Some limitations/assumptions
Before we begin, I’m going to point out some limitations for this:
- Yes, it makes the simulation easier. But we are skipping walks, sacrifices, errors, etc. That makes baseball cool, and leaving them out makes me sad.
- We are basically assuming that all of these players (even the roid rager) are ironmen on the order of Cal Ripken Jr.. So all 5 players would be on the list of players with the longest consecutive games played streaks. This is especially dubious for the roid rager as PEDs tend to lead to injuries–Sammy Sosa says sneezing is dangerous.
- The assumptions about all of the batting averages greater than 0.350 are dubious at best. Ty Cobb is the MLB leader in career batting average, and he hit 0.366. The next best hitter was Rogers Hornsby with a career average of 0.359. Even the assumption that our enhanced hitter would have a 0.500 average is suspect. There have only been 28 players who have hit 0.400 or better in a season, and the last one was Ted Williams in 1941, and the best batting average ever was 0.440. We haven’t been anywhere near a 0.500 batting average. Ever. So the PEDs that riddler cousin is taking must be truly revolutionary.
- We are given each brother’s batting average, but we aren’t told whether it is the same for each season. For the purposes of these calculations, I’m treating it simply as the probability for getting a hit. It makes the code slightly incorrect, but easier. Note that for a 20 year career, there are 3200 at bats, and that means that in order to record a 0.300 batting average, the player would need between 959 hits and 961 hits.
Functions to build the simulation
There are three functions that I will use to accomplish the required tasks. First I will generate the hits for a person’s career. The inputs to this are the career batting average and the number of seasons. That being said, this is probably something that could be improved (as I’m just using the uniform distribution to generate whether a particular at-bat was a hit or not, rather than using the batting average to globally decide how many hits are and spreading them across all possible at bats). This is the equivalent of flipping a coin 10 times – when you do this, the most probable outcome is 5 heads and 5 tails. However, if you do it, sometimes you’ll get 4 heads, or 3 heads, or 9 heads…Now if you do that experiment lots of times, 5 heads will be the most frequent outcome. So, we will see the “correct” outcome only 6.1% of the time (for the 0.300 player, it’s slightly worse for the higher batting averages).

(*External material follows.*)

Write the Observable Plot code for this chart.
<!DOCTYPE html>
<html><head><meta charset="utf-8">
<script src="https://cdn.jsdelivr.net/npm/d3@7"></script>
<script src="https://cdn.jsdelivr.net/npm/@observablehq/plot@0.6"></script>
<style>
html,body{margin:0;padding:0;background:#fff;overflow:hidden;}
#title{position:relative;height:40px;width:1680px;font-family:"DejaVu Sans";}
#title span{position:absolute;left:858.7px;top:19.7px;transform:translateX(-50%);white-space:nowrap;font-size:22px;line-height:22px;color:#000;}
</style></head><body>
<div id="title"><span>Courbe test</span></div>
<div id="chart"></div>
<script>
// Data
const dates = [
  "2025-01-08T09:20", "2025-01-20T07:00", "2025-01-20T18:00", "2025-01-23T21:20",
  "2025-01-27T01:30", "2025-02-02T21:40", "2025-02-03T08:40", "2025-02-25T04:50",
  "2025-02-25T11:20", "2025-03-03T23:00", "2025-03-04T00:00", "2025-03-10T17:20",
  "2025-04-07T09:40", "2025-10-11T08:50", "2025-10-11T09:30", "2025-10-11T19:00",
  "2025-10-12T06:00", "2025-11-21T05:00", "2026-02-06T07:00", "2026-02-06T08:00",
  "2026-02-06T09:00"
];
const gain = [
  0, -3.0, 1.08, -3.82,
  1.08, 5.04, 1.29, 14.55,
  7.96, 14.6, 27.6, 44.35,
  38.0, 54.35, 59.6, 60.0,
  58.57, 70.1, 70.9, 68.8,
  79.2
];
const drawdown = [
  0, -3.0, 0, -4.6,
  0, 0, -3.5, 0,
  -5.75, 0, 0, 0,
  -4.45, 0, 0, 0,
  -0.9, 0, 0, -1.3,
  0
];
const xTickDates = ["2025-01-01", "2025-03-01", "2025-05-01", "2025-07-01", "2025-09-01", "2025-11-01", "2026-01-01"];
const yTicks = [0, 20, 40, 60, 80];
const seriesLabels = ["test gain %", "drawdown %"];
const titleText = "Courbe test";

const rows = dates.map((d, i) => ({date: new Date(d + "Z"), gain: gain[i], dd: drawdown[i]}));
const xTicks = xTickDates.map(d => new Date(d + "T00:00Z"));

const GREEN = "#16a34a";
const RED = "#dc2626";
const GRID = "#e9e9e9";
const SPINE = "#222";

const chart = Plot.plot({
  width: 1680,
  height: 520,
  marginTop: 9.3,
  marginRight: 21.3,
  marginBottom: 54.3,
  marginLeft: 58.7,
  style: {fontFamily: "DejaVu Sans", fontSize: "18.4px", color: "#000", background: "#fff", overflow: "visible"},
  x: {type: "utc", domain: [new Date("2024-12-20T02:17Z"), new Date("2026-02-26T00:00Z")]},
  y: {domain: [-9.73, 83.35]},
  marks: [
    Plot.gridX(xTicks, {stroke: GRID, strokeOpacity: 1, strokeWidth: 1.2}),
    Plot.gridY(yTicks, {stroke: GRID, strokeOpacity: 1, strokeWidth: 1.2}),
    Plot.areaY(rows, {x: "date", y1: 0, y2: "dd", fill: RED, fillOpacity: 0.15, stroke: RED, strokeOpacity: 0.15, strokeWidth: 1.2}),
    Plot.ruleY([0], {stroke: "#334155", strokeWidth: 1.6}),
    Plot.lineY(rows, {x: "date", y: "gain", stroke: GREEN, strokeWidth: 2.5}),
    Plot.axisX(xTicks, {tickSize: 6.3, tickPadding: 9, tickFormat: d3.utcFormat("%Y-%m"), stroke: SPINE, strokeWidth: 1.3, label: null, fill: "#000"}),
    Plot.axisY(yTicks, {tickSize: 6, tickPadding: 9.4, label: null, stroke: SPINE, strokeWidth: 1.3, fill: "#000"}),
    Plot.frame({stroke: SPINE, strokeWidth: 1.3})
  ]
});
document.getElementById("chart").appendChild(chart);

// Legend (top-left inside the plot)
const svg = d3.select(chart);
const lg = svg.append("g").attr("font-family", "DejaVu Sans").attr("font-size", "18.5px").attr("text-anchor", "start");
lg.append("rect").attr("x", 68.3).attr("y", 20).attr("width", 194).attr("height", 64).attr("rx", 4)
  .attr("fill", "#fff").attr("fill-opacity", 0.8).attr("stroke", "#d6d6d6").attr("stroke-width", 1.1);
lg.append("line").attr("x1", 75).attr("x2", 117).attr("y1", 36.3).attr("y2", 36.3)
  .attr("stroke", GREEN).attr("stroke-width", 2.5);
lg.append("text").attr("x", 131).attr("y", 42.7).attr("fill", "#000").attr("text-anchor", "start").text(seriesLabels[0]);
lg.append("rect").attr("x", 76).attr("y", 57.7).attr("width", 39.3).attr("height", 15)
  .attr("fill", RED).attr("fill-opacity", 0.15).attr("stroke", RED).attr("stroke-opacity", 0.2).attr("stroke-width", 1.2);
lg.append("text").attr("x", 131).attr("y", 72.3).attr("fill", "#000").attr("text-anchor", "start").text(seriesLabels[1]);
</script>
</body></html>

Now that all of the hits have been generated, we can find out which games had a hit (and which ones didn’t). This is where R’s ability to reformat a vector into a matrix comes in handy.

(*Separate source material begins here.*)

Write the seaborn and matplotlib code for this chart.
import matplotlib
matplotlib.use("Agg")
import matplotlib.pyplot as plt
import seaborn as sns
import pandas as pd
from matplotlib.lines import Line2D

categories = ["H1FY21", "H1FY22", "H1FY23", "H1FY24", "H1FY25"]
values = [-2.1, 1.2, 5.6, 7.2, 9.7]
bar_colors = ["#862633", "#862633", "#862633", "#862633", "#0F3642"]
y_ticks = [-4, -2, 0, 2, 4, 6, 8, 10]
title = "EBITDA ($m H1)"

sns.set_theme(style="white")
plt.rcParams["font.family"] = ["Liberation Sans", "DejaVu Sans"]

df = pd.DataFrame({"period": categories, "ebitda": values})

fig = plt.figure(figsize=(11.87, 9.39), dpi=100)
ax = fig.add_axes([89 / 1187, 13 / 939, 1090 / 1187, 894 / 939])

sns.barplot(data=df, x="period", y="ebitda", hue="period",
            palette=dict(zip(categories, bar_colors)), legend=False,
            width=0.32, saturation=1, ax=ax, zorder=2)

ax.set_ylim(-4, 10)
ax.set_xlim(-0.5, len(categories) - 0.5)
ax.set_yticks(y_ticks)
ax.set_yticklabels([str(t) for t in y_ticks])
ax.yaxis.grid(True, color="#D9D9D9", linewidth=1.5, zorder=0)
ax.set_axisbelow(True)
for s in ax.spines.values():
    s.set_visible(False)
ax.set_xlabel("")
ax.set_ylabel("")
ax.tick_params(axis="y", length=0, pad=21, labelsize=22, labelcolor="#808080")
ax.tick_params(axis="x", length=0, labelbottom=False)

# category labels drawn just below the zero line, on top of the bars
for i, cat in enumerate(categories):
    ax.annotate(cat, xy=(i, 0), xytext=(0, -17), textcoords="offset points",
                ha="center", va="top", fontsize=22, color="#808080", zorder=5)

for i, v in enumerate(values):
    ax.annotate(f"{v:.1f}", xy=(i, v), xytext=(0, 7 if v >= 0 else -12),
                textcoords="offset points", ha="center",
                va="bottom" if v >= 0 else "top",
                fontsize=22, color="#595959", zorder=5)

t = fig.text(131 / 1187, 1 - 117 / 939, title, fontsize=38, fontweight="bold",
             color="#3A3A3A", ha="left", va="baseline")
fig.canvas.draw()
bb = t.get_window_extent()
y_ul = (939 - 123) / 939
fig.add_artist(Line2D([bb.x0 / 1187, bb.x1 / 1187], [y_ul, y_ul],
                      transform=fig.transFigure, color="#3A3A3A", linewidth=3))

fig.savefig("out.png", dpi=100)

Now we need to go through the list of games and count up the streak statistics. I’m doing this the brute force way. I thought about using cumSum
, but that seemed to be more trouble than it was worth. I try to avoid for
loops in R, but sometimes, they make sense. I’m sure someone else would do this with apply
.
Results
For each player, I’ll simulate 10,000 careers (with 20 or 10 seasons each depending on the player). Then I’ll determine the longest hitting streak in each career. Finally, I’ll calculate the cumulative probability for a career to have a maximum hitting streak based on the simulated data. Here is a plot of the cumulative probability distribution for each player:
And now here are the results:
Table: The probability each player catches DiMaggio
players | averages | prob |
---|---|---|
player1 | 0.20 | 0.000 |
player2 | 0.25 | 0.000 |
player3 | 0.30 | 0.000 |
player4 | 0.35 | 0.007 |
player5 | 0.40 | 0.139 |
pedPlayer | 0.50 | 0.935 |
As expected, as batting average goes up, the probability to catch DiMaggio goes up. But I suppose the lesson learned here is that cheaters can prosper (94%!?!?!) if they go long enough without getting caught.
Extension
Ok, so the record-breaking performance-enhancing cheater is not quite a satisfying answer to think about. I want to know how many seasons the cousin has to play in order to have a 15% chance of breaking DiMaggio’s streak. Why 15%? Well, that’s (rounded off) the percent chance that the 0.400 hitter had of breaking DiMaggio’s streak over the span of a 20 year career. This would actually be useful in determining an appropriate interval for getting everyone in the league randomly tested for PEDs if one goal is to keep the record book meaningful.
So it looks like 1 season is long enough for our enhanced friend have (about) the same probability to break DiMaggio’s record as our best-hitting rule-follower.